Rig Count by Type: The number of vertical drilling rigs totaled 23 units, higher than the prior-week count of 22. The horizontal/directional rig count (encompassing new drilling technology with the ability to drill and extract gas from dense rock formations, also known as shale formations) of 759 is higher than the prior-week level of 757.
Gulf of Mexico (GoM) Rig Count Flat: GoM rig count was 16 units, all oil-directed. The count was flat with the prior-week number.
Rig Count in the Most Prolific Basin
Permian — the most prolific basin in the United States — recorded a weekly oil rig tally of 345, lower than the prior week's count of 347. However, the tally increased in six of the prior 10 weeks.
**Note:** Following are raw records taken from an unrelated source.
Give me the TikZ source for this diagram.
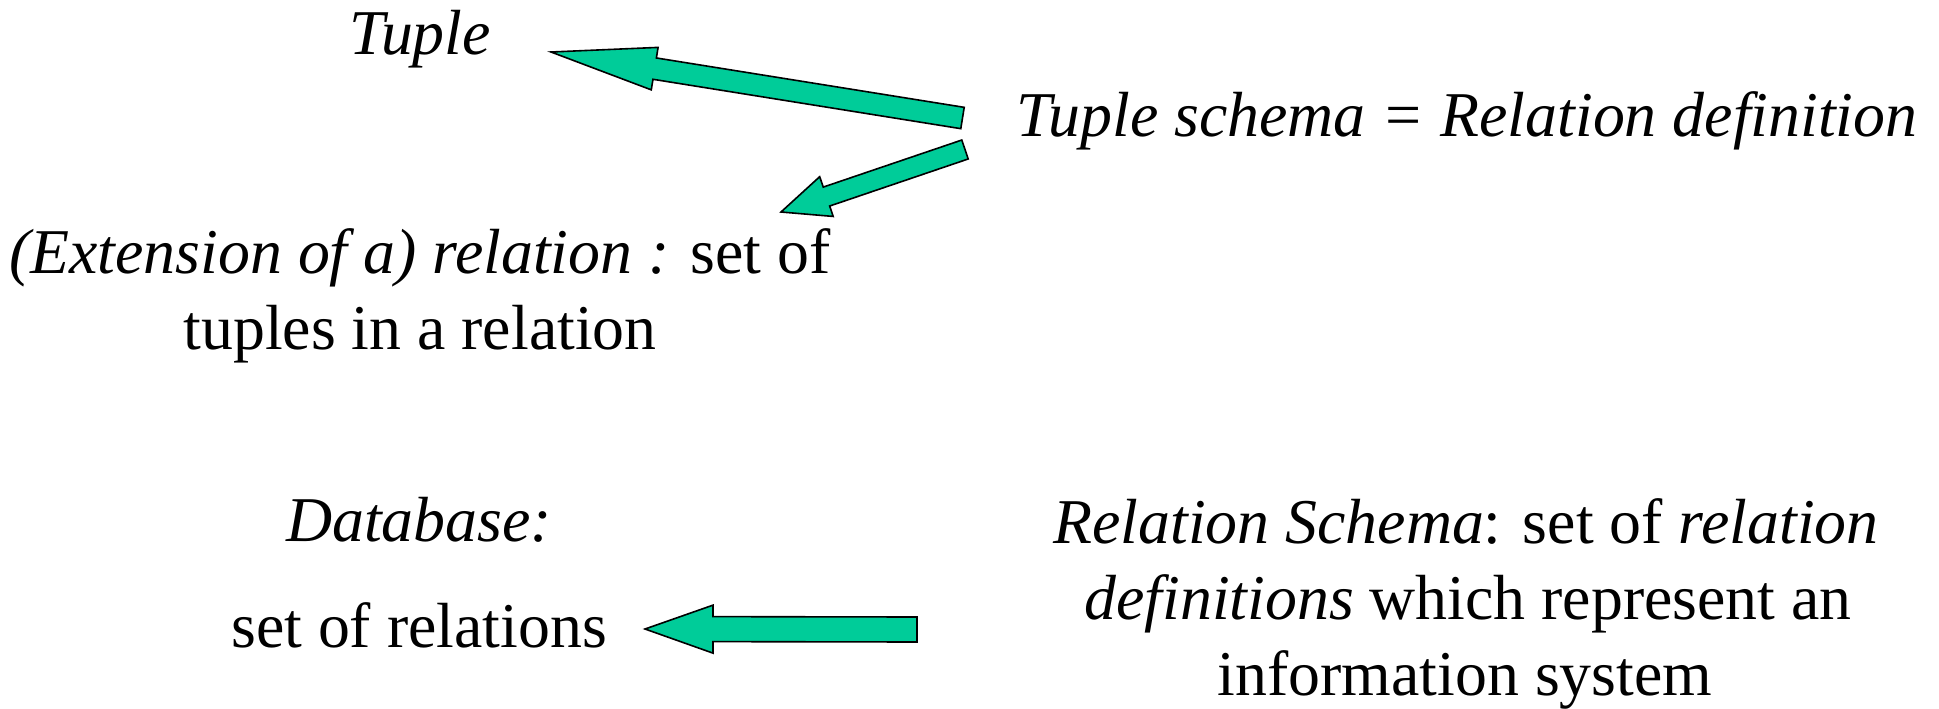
\documentclass[tikz,border=0pt]{standalone}
\usepackage{fontspec}
\setmainfont{Liberation Serif}
\usetikzlibrary{calc}
\definecolor{arrowgreen}{HTML}{00CC99}
\tikzset{
  textline/.style={anchor=base, inner sep=0pt, font=\fontsize{63.8}{76.5}\selectfont},
  fatarrow/.style={fill=arrowgreen, draw=black, line width=1.6pt, line join=miter},
}
% block arrow: #1 tail, #2 tip, #3 shaft half width, #4 head half width, #5 head length
\newcommand\fatarrowpath[5]{%
  \coordinate (hb) at ($(#2)!#5!(#1)$);
  \draw[fatarrow]
    ($(#1)!#3!90:(#2)$) -- ($(hb)!#3!-90:(#1)$) -- ($(hb)!#4!-90:(#1)$) -- (#2)
    -- ($(hb)!#4!90:(#1)$) -- ($(hb)!#3!90:(#1)$) -- ($(#1)!#3!-90:(#2)$) -- cycle;
}
\begin{document}
\begin{tikzpicture}[x=1pt, y=-1pt]
  \useasboundingbox (0,0) rectangle (1939,709);

  % texts
  \node[textline] (tuple)   at (420,55)  {\itshape Tuple};
  \node[textline] (tschema) at (1467,136) {\itshape Tuple schema = Relation definition};
  \node[textline] (ext1)    at (420,273) {{\itshape (Extension of a) relation :} set of};
  \node[textline] (ext2)    at (420,349) {tuples in a relation};
  \node[textline] (db)      at (419,541) {\itshape Database:};
  \node[textline] (setrel)  at (419,647) {set of relations};
  \node[textline] (rs1)     at (1466,543) {{\itshape Relation Schema}: set of {\itshape relation}};
  \node[textline] (rs2)     at (1468,619) {{\itshape definitions} which represent an};
  \node[textline] (rs3)     at (1465,695) {information system};

  % arrow end points
  \coordinate (a1tail) at (962.5,118);
  \coordinate (a1tip)  at (551,52);
  \coordinate (a2tail) at (965,149.5);
  \coordinate (a2tip)  at (781,212);
  \coordinate (a3tail) at (917,629.5);
  \coordinate (a3tip)  at (645,629);

  \fatarrowpath{a1tail}{a1tip}{10.8pt}{21.5pt}{105pt}
  \fatarrowpath{a2tail}{a2tip}{10pt}{21pt}{48pt}
  \fatarrowpath{a3tail}{a3tip}{12.5pt}{24pt}{68pt}
\end{tikzpicture}
\end{document}
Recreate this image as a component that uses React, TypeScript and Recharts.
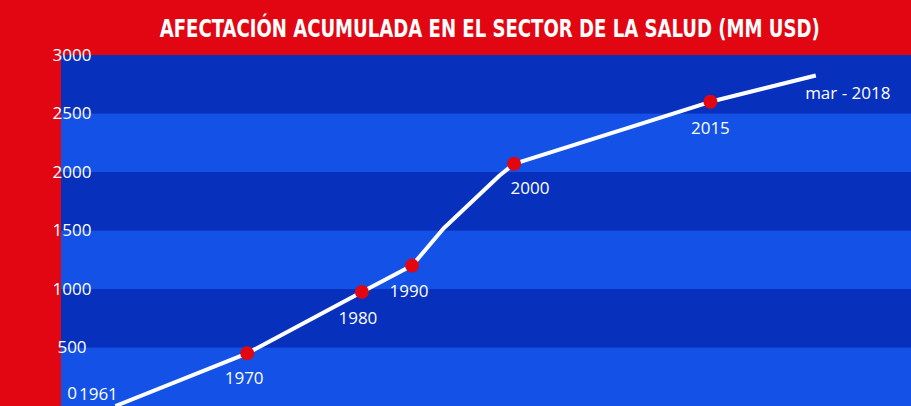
import React from 'react';
import { LineChart, Line, XAxis, YAxis, ReferenceArea, LabelList } from 'recharts';

// horizontal placement along the (non-linear) timeline, 0–100 units
const timeline = [6.4, 21.9, 35.4, 41.3, 45.0, 51.6, 53.3, 76.4, 88.8];
const values = [0, 450, 975, 1200, 1517, 1970, 2070, 2600, 2825];
const pointLabels = ['1961', '1970', '1980', '1990', '', '', '2000', '2015', 'mar - 2018'];
const markers = [false, true, true, true, false, false, true, true, false];
const yTicks = [0, 500, 1000, 1500, 2000, 2500, 3000];

const TITLE = 'AFECTACIÓN ACUMULADA EN EL SECTOR DE LA SALUD (MM USD)';

const RED = '#e20613';
const DARK_BLUE = '#0731bd';
const LIGHT_BLUE = '#1351e7';
const SEAM_BLUE = '#1a3cc4';

const labelOffsets: Record<string, [number, number]> = {
  '1961': [-17, -12],
  '1970': [-3, 25],
  '1980': [-4, 26],
  '1990': [-3, 25],
  '2000': [16, 24],
  '2015': [0, 26],
  'mar - 2018': [32, 18],
};

const data = timeline.map((t, i) => ({
  t,
  value: values[i],
  label: pointLabels[i],
  marker: markers[i],
}));

const bands = yTicks.slice(0, -1).map((v, i) => ({
  y1: v,
  y2: yTicks[i + 1],
  fill: (yTicks.length - 2 - i) % 2 === 0 ? DARK_BLUE : LIGHT_BLUE,
}));

const FONT = '"Open Sans", "Noto Sans", sans-serif';

const YTick = (props: any) => {
  const { y, payload } = props;
  const shift = payload.value === 0 ? -13 : 0;
  return (
    <text
      x={72}
      y={y + shift}
      dy="0.35em"
      textAnchor="middle"
      fill="#ffffff"
      fontFamily={FONT}
      fontSize={17}
    >
      {payload.value}
    </text>
  );
};

const Dot = (props: any) => {
  const { cx, cy, payload, index } = props;
  if (!payload || !payload.marker) return <g key={`d${index}`} />;
  return <circle key={`d${index}`} cx={cx} cy={cy} r={7} fill={RED} stroke="none" />;
};

const PointLabel = (props: any) => {
  const { x, y, value, index } = props;
  if (!value) return null;
  const off = labelOffsets[value] || [0, 25];
  return (
    <text
      key={`l${index}`}
      x={x + off[0]}
      y={y + off[1]}
      dy="0.35em"
      textAnchor="middle"
      fill="#ffffff"
      fontFamily={FONT}
      fontSize={17}
    >
      {value}
    </text>
  );
};

export default function App() {
  return (
    <div
      style={{
        position: 'absolute',
        left: 0,
        top: 0,
        width: 911,
        height: 406,
        background: RED,
        overflow: 'hidden',
      }}
    >
      <div style={{ position: 'absolute', left: 0, top: 0 }}>
        <LineChart
          width={911}
          height={406}
          data={data}
          margin={{ top: 55, right: 0, bottom: 0, left: 0 }}
        >
          <XAxis dataKey="t" type="number" domain={[0, 100]} hide />
          <YAxis
            type="number"
            domain={[0, 3000]}
            ticks={yTicks}
            width={61}
            axisLine={false}
            tickLine={false}
            tick={<YTick />}
            interval={0}
          />
          <ReferenceArea
            y1={yTicks[0]}
            y2={yTicks[yTicks.length - 1]}
            fill={SEAM_BLUE}
            fillOpacity={1}
            stroke="none"
          />
          {bands.map((b, i) => (
            <ReferenceArea
              key={i}
              y1={b.y1}
              y2={b.y2}
              fill={b.fill}
              fillOpacity={1}
              stroke="none"
            />
          ))}
          <Line
            type="linear"
            dataKey="value"
            stroke="#ffffff"
            strokeWidth={4}
            strokeLinejoin="round"
            dot={<Dot />}
            activeDot={false}
            isAnimationActive={false}
          >
            <LabelList dataKey="label" content={<PointLabel />} />
          </Line>
        </LineChart>
      </div>
      <svg width={911} height={55} style={{ position: 'absolute', left: 0, top: 0 }}>
        <text
          transform="translate(489.7,37.3) scale(1,1.22)"
          x={0}
          y={0}
          textAnchor="middle"
          fill="#ffffff"
          fontFamily='"DejaVu Sans Condensed", "Liberation Sans Narrow", sans-serif'
          fontWeight="bold"
          fontSize={20.1}
        >
          {TITLE}
        </text>
      </svg>
    </div>
  );
}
The West Texas Intermediate crude price is trading at more than the $80-per-barrel mark, which is still extremely favorable for exploration and production activities. Solid oil prices will likely pave the way for further rig additions despite a slowdown in drilling activities, as upstream players mainly focus on stockholder returns rather than boosting output.
Investors may keep a close eye on energy stocks like EOG Resources EOG and Continental Resources, Inc. CLR, as these companies are expected to benefit from the current healthy oil price scenario.
EOG Resources, a leading oil and natural gas exploration and production company currently carrying a Zacks Rank #3 (Hold), is well-placed to capitalize on the promising business scenario. It has an estimated 11,500 net undrilled premium locations, resulting in a brightened production outlook. You can see the complete list of today’s Zacks #1 Rank (Strong Buy) stocks here.
EOG Resources is strongly committed to returning capital to shareholders. Since it transitioned to premium drilling, the company has returned $10.4 billion in cash to stockholders. With the employment of premium drilling, EOG will be able to reduce its cash operating costs per barrel of oil equivalent, thereby aiding its bottom line.
Continental Resources is also a leading upstream energy company with proven reserves in North Dakota and Oklahoma. Its oil inventories are among the best in the industry.
Headquartered in Oklahoma City, Continental Resources is likely to witness earnings growth of roughly 141% in 2022. The Zacks Rank #3 firm has gained 50% in the past year, outpacing the 35.7% rise of the composite stocks belonging to the industry.